Iran’s project delays are spreading. Over the past five years, Iran has brought five major petrochemical plants online, a major achievement, but each has come with an average delay of almost two years. Even after two years, utilisation rates at the plants have been well short of what Tehran would have hoped.
Iran’s oil and gas sector has also been impacted by the reluctance of foreign firms to invest in the country, a situation compounded by the latest round of UN sanctions.
VenIran Petrochemical Company (VIPC), Iran’s joint venture with one of its few remaining allies, Venezuela, is the latest firm to fall victim to this trend.

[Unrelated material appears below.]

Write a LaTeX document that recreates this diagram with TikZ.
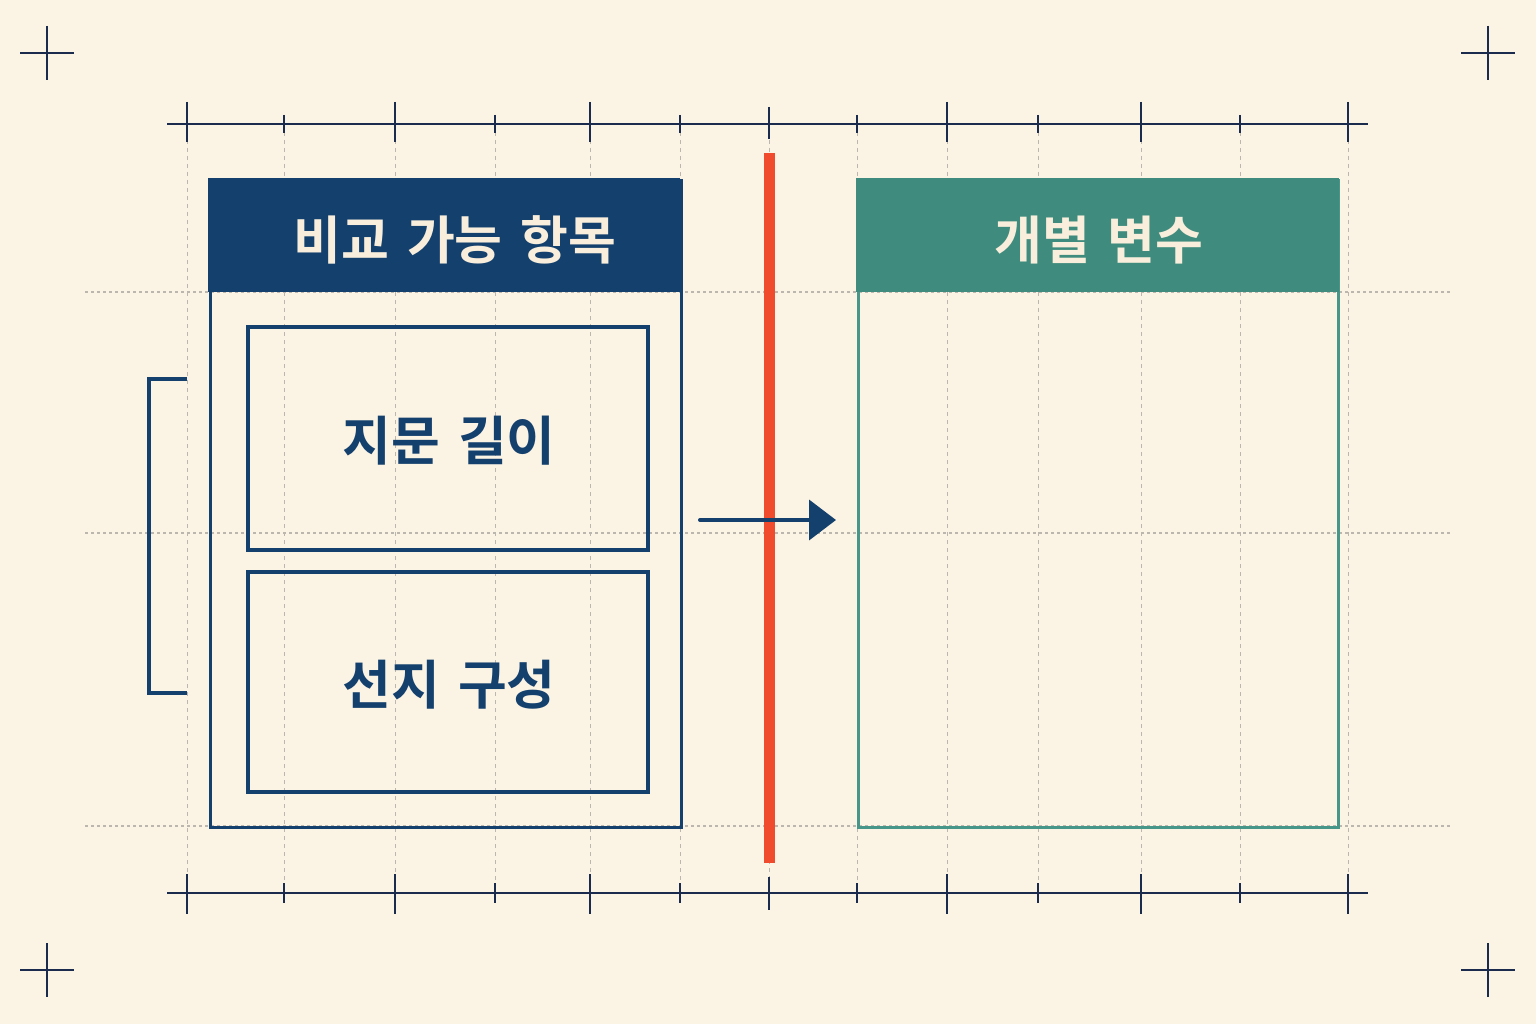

Despite significant political weight behind the project, delays are creeping in even before an award has been made. Contractors have been given an extra month to submit bids on a $350-400m deal to build a new methanol plant at Assaluyeh in the south of the country.
Delays are also expected for a second methanol plant, which is being developed by local Marjan Petrochemical Company.
Tehran has grand plans of becoming the world’s biggest methanol exporter by 2013, producing 14.7 million tonnes a year (t/y), up from 5.3 million t/y currently. Iran is preparing to privatise its state-run National Petrochemical Company (NPC) by 2011, in the hope that this will bring in technology and financing to revitalise the sector.
But this is unlikely to help. As a government entity, NPC was able to source its feedstock at competitive prices, giving NPC enviable margins. The government was effectively passing money from one pocket to the other. But a privatised NPC is likely to be charged significantly higher prices for access to Iran’s plentiful gas supplies.
Delays and operational issues at Iran’s petrochemical plants are likely to continue.